* Begin *
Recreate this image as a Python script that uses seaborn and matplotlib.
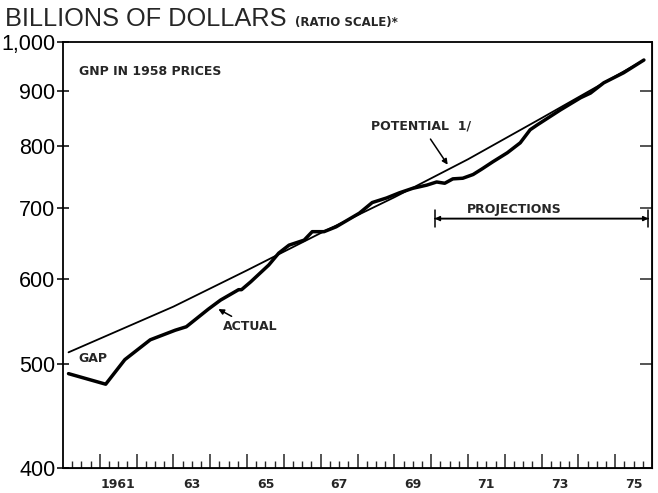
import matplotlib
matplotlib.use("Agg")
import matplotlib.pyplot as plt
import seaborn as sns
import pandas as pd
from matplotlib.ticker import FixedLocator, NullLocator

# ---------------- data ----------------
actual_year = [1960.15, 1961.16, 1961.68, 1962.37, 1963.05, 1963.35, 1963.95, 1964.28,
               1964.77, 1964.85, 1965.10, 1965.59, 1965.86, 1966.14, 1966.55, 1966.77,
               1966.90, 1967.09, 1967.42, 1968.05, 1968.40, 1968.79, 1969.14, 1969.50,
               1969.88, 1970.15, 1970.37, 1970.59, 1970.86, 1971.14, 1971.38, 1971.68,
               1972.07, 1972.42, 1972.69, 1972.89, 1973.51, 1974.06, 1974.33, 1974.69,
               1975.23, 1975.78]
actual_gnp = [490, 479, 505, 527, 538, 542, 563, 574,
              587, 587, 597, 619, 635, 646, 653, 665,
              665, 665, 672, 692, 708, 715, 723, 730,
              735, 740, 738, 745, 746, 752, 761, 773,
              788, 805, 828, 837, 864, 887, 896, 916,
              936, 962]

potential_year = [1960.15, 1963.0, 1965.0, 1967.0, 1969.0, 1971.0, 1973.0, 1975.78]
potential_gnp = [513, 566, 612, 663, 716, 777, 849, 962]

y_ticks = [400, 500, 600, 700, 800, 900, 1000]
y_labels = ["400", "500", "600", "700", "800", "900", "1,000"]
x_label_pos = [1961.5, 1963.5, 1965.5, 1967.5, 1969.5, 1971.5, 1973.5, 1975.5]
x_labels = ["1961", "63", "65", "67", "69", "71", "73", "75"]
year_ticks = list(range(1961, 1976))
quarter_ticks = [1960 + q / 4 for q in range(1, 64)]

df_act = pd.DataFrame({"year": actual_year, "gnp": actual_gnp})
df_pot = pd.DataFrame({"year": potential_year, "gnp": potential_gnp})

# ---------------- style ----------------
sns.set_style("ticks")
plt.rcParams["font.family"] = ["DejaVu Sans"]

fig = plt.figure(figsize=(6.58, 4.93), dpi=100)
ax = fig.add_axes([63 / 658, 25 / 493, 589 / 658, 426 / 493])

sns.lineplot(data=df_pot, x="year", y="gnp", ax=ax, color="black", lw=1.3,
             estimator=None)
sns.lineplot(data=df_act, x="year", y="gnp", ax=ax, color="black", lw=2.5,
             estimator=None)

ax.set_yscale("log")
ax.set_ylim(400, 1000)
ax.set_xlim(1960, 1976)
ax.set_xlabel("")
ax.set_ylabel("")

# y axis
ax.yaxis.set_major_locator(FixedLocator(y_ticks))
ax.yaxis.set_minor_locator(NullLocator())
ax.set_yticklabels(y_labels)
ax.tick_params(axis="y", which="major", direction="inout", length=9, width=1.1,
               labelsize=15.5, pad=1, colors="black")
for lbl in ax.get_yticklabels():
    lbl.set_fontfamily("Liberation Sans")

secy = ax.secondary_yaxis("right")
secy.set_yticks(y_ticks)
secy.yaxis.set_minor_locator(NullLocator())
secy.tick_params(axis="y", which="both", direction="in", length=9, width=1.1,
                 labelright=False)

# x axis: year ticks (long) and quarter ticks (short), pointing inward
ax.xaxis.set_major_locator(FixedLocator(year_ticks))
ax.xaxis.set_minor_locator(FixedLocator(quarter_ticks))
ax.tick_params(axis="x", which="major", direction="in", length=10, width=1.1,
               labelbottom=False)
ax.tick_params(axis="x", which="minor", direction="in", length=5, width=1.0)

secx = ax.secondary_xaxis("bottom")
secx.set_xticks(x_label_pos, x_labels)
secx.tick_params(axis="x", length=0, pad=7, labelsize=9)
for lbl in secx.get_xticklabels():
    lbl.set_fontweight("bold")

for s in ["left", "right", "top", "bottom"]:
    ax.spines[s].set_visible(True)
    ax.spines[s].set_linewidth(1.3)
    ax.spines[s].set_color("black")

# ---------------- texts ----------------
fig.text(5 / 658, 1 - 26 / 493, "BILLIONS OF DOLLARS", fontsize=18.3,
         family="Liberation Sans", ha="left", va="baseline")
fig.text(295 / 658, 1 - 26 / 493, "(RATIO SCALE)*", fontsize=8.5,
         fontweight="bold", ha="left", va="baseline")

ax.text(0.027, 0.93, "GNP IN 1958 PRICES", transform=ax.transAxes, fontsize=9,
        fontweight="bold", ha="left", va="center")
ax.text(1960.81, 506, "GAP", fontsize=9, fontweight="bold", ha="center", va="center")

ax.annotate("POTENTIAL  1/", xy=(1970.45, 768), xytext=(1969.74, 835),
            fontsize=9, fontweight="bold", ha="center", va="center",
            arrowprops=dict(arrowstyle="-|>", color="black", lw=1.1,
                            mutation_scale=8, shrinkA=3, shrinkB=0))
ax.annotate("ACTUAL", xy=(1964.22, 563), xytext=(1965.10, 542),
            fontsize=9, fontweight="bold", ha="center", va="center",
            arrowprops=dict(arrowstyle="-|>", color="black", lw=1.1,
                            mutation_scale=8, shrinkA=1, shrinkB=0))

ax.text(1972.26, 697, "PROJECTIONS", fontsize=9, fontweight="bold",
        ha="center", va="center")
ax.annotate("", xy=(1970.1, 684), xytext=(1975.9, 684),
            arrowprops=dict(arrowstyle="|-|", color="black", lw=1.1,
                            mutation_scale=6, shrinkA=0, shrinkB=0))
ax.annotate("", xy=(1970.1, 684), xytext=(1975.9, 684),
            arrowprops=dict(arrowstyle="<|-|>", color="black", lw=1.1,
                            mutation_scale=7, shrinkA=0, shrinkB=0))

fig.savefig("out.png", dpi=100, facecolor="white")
* End *
The task> Reproduce every line precisely as given, omitting all pictures.

Exercise output>
Recreate this image as a Python script that uses seaborn and matplotlib.
import matplotlib
matplotlib.use("Agg")
import matplotlib.pyplot as plt
import seaborn as sns
import pandas as pd
from matplotlib.ticker import FixedLocator, NullLocator

# ---------------- data ----------------
actual_year = [1960.15, 1961.16, 1961.68, 1962.37, 1963.05, 1963.35, 1963.95, 1964.28,
               1964.77, 1964.85, 1965.10, 1965.59, 1965.86, 1966.14, 1966.55, 1966.77,
               1966.90, 1967.09, 1967.42, 1968.05, 1968.40, 1968.79, 1969.14, 1969.50,
               1969.88, 1970.15, 1970.37, 1970.59, 1970.86, 1971.14, 1971.38, 1971.68,
               1972.07, 1972.42, 1972.69, 1972.89, 1973.51, 1974.06, 1974.33, 1974.69,
               1975.23, 1975.78]
actual_gnp = [490, 479, 505, 527, 538, 542, 563, 574,
              587, 587, 597, 619, 635, 646, 653, 665,
              665, 665, 672, 692, 708, 715, 723, 730,
              735, 740, 738, 745, 746, 752, 761, 773,
              788, 805, 828, 837, 864, 887, 896, 916,
              936, 962]

potential_year = [1960.15, 1963.0, 1965.0, 1967.0, 1969.0, 1971.0, 1973.0, 1975.78]
potential_gnp = [513, 566, 612, 663, 716, 777, 849, 962]

y_ticks = [400, 500, 600, 700, 800, 900, 1000]
y_labels = ["400", "500", "600", "700", "800", "900", "1,000"]
x_label_pos = [1961.5, 1963.5, 1965.5, 1967.5, 1969.5, 1971.5, 1973.5, 1975.5]
x_labels = ["1961", "63", "65", "67", "69", "71", "73", "75"]
year_ticks = list(range(1961, 1976))
quarter_ticks = [1960 + q / 4 for q in range(1, 64)]

df_act = pd.DataFrame({"year": actual_year, "gnp": actual_gnp})
df_pot = pd.DataFrame({"year": potential_year, "gnp": potential_gnp})

# ---------------- style ----------------
sns.set_style("ticks")
plt.rcParams["font.family"] = ["DejaVu Sans"]

fig = plt.figure(figsize=(6.58, 4.93), dpi=100)
ax = fig.add_axes([63 / 658, 25 / 493, 589 / 658, 426 / 493])

sns.lineplot(data=df_pot, x="year", y="gnp", ax=ax, color="black", lw=1.3,
             estimator=None)
sns.lineplot(data=df_act, x="year", y="gnp", ax=ax, color="black", lw=2.5,
             estimator=None)

ax.set_yscale("log")
ax.set_ylim(400, 1000)
ax.set_xlim(1960, 1976)
ax.set_xlabel("")
ax.set_ylabel("")

# y axis
ax.yaxis.set_major_locator(FixedLocator(y_ticks))
ax.yaxis.set_minor_locator(NullLocator())
ax.set_yticklabels(y_labels)
ax.tick_params(axis="y", which="major", direction="inout", length=9, width=1.1,
               labelsize=15.5, pad=1, colors="black")
for lbl in ax.get_yticklabels():
    lbl.set_fontfamily("Liberation Sans")

secy = ax.secondary_yaxis("right")
secy.set_yticks(y_ticks)
secy.yaxis.set_minor_locator(NullLocator())
secy.tick_params(axis="y", which="both", direction="in", length=9, width=1.1,
                 labelright=False)

# x axis: year ticks (long) and quarter ticks (short), pointing inward
ax.xaxis.set_major_locator(FixedLocator(year_ticks))
ax.xaxis.set_minor_locator(FixedLocator(quarter_ticks))
ax.tick_params(axis="x", which="major", direction="in", length=10, width=1.1,
               labelbottom=False)
ax.tick_params(axis="x", which="minor", direction="in", length=5, width=1.0)

secx = ax.secondary_xaxis("bottom")
secx.set_xticks(x_label_pos, x_labels)
secx.tick_params(axis="x", length=0, pad=7, labelsize=9)
for lbl in secx.get_xticklabels():
    lbl.set_fontweight("bold")

for s in ["left", "right", "top", "bottom"]:
    ax.spines[s].set_visible(True)
    ax.spines[s].set_linewidth(1.3)
    ax.spines[s].set_color("black")

# ---------------- texts ----------------
fig.text(5 / 658, 1 - 26 / 493, "BILLIONS OF DOLLARS", fontsize=18.3,
         family="Liberation Sans", ha="left", va="baseline")
fig.text(295 / 658, 1 - 26 / 493, "(RATIO SCALE)*", fontsize=8.5,
         fontweight="bold", ha="left", va="baseline")

ax.text(0.027, 0.93, "GNP IN 1958 PRICES", transform=ax.transAxes, fontsize=9,
        fontweight="bold", ha="left", va="center")
ax.text(1960.81, 506, "GAP", fontsize=9, fontweight="bold", ha="center", va="center")

ax.annotate("POTENTIAL  1/", xy=(1970.45, 768), xytext=(1969.74, 835),
            fontsize=9, fontweight="bold", ha="center", va="center",
            arrowprops=dict(arrowstyle="-|>", color="black", lw=1.1,
                            mutation_scale=8, shrinkA=3, shrinkB=0))
ax.annotate("ACTUAL", xy=(1964.22, 563), xytext=(1965.10, 542),
            fontsize=9, fontweight="bold", ha="center", va="center",
            arrowprops=dict(arrowstyle="-|>", color="black", lw=1.1,
                            mutation_scale=8, shrinkA=1, shrinkB=0))

ax.text(1972.26, 697, "PROJECTIONS", fontsize=9, fontweight="bold",
        ha="center", va="center")
ax.annotate("", xy=(1970.1, 684), xytext=(1975.9, 684),
            arrowprops=dict(arrowstyle="|-|", color="black", lw=1.1,
                            mutation_scale=6, shrinkA=0, shrinkB=0))
ax.annotate("", xy=(1970.1, 684), xytext=(1975.9, 684),
            arrowprops=dict(arrowstyle="<|-|>", color="black", lw=1.1,
                            mutation_scale=7, shrinkA=0, shrinkB=0))

fig.savefig("out.png", dpi=100, facecolor="white")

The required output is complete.